WHAT THE TASK REQUIRES ->
Return the material exactly, first line through the line containing "import plotly.graph_objects as go", and nothing more. Pictures stay out.

+ + + +

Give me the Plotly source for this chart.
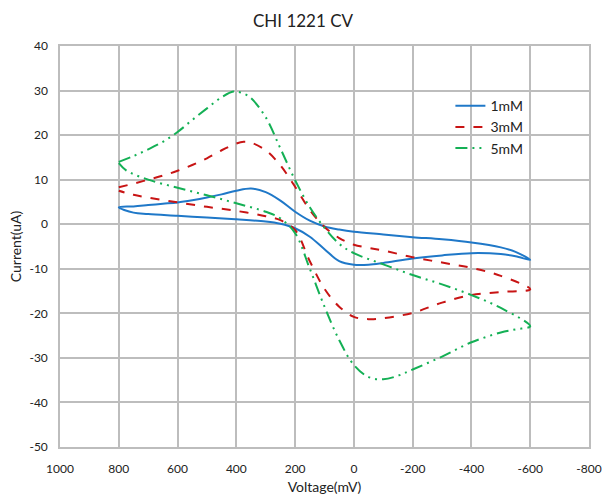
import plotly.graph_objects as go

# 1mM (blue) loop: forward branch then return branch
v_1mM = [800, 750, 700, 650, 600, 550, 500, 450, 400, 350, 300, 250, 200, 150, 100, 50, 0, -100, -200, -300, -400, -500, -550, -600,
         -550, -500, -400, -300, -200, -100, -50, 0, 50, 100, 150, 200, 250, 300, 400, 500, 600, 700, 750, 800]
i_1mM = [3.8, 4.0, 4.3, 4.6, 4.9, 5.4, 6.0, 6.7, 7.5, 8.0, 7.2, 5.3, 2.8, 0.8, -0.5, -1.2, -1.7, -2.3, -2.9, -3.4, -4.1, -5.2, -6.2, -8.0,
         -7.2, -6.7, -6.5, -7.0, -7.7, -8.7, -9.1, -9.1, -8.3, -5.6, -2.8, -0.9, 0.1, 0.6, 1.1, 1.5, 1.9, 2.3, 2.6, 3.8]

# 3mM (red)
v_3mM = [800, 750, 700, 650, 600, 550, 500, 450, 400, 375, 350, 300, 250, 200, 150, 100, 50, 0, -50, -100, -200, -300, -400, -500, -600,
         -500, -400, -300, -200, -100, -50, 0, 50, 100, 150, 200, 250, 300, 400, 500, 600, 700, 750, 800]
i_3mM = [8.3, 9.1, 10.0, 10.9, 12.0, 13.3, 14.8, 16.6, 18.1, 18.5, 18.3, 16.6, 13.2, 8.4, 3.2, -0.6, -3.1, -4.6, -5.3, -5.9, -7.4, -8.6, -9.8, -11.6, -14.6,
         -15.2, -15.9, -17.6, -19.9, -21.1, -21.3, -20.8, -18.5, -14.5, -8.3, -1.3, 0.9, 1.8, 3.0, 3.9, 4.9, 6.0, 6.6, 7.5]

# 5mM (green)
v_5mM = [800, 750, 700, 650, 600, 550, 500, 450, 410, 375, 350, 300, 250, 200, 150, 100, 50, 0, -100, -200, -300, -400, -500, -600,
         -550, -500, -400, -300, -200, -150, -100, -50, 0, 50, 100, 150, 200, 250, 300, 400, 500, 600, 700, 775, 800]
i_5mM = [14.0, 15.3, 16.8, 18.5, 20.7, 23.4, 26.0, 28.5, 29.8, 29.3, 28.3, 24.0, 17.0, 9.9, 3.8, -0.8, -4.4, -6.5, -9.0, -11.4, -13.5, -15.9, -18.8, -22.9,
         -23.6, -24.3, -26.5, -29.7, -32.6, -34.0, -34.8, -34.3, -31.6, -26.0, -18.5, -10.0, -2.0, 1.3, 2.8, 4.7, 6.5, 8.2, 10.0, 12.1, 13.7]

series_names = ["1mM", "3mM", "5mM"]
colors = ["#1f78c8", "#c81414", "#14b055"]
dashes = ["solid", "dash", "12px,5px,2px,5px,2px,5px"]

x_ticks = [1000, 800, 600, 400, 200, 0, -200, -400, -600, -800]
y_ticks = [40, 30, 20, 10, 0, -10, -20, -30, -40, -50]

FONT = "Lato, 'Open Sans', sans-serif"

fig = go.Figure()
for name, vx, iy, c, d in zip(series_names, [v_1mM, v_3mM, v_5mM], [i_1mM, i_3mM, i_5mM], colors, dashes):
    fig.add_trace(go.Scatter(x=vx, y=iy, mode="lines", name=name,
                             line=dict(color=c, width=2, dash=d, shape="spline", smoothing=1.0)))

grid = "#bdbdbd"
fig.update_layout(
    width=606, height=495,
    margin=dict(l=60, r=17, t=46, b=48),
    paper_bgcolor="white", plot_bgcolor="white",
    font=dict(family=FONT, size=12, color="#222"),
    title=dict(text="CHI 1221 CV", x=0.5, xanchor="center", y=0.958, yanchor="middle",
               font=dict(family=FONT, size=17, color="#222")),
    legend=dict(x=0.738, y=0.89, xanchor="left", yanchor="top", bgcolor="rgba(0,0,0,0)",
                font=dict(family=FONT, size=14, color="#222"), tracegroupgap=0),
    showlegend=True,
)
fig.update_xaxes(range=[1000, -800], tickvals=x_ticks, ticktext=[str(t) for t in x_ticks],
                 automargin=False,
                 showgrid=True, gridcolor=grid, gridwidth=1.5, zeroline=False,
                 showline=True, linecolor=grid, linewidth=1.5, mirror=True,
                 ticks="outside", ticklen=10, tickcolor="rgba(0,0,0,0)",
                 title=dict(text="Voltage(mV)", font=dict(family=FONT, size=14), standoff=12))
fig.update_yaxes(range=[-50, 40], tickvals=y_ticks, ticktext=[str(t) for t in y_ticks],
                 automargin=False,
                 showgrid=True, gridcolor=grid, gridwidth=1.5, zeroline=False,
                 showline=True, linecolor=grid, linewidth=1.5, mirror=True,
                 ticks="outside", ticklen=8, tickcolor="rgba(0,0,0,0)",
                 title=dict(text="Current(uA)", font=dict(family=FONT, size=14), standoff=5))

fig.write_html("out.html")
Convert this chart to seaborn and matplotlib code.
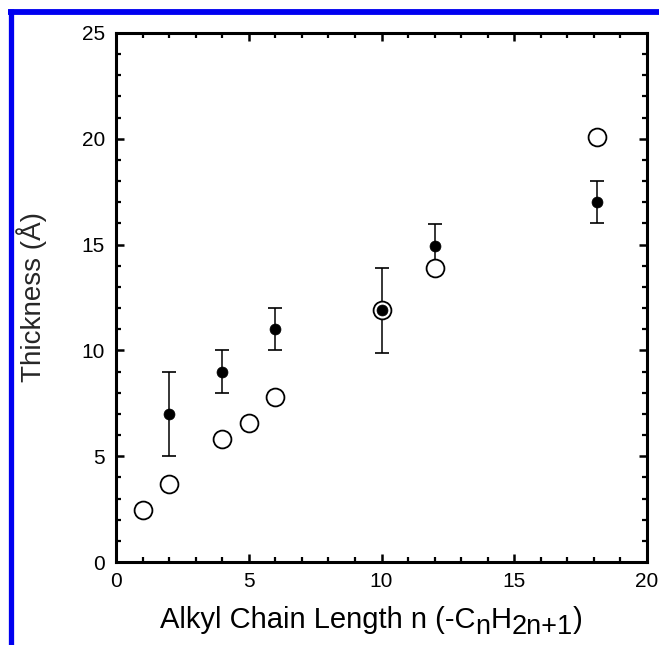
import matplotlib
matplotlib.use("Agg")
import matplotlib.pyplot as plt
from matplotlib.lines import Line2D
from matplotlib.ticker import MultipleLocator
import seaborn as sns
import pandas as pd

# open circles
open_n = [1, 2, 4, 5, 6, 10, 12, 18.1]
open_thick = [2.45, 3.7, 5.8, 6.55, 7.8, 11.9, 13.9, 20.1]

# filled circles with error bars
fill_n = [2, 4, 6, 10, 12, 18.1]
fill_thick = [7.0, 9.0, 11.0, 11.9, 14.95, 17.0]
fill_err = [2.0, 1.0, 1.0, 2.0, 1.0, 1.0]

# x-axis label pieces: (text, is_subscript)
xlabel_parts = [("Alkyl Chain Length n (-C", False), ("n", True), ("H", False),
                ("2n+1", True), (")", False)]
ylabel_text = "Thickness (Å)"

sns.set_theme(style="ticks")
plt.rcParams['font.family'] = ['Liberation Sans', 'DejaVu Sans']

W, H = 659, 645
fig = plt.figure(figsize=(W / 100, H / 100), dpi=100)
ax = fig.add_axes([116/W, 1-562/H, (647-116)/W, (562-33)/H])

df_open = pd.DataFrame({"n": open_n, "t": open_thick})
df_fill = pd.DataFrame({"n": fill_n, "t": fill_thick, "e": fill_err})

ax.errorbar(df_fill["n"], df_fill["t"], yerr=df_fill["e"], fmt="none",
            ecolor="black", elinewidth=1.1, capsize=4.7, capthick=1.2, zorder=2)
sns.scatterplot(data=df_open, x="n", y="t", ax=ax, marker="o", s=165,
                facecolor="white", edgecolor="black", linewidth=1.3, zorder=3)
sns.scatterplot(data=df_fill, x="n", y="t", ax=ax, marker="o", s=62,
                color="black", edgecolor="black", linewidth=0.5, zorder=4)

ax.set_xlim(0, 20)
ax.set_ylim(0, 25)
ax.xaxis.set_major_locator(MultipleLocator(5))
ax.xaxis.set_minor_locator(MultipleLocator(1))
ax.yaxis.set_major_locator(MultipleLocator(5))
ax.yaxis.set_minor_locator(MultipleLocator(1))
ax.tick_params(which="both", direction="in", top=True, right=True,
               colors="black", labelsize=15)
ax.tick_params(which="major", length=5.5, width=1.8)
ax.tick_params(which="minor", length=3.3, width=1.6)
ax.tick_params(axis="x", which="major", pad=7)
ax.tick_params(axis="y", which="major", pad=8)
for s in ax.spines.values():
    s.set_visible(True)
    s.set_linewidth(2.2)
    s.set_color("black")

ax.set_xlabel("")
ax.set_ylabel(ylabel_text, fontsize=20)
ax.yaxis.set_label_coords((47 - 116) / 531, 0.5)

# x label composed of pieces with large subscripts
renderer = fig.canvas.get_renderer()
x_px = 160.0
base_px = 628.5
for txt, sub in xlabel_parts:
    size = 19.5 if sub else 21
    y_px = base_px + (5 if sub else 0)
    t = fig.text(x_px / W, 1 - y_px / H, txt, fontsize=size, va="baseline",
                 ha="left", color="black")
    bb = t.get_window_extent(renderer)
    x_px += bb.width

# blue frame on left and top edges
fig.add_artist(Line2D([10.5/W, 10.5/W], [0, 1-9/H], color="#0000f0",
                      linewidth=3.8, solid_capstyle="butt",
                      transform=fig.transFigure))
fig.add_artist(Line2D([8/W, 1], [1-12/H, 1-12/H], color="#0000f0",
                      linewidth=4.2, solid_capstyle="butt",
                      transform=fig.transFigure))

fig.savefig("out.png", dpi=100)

+ + + +

FINISHED EXERCISE ->
Give me the Plotly source for this chart.
import plotly.graph_objects as go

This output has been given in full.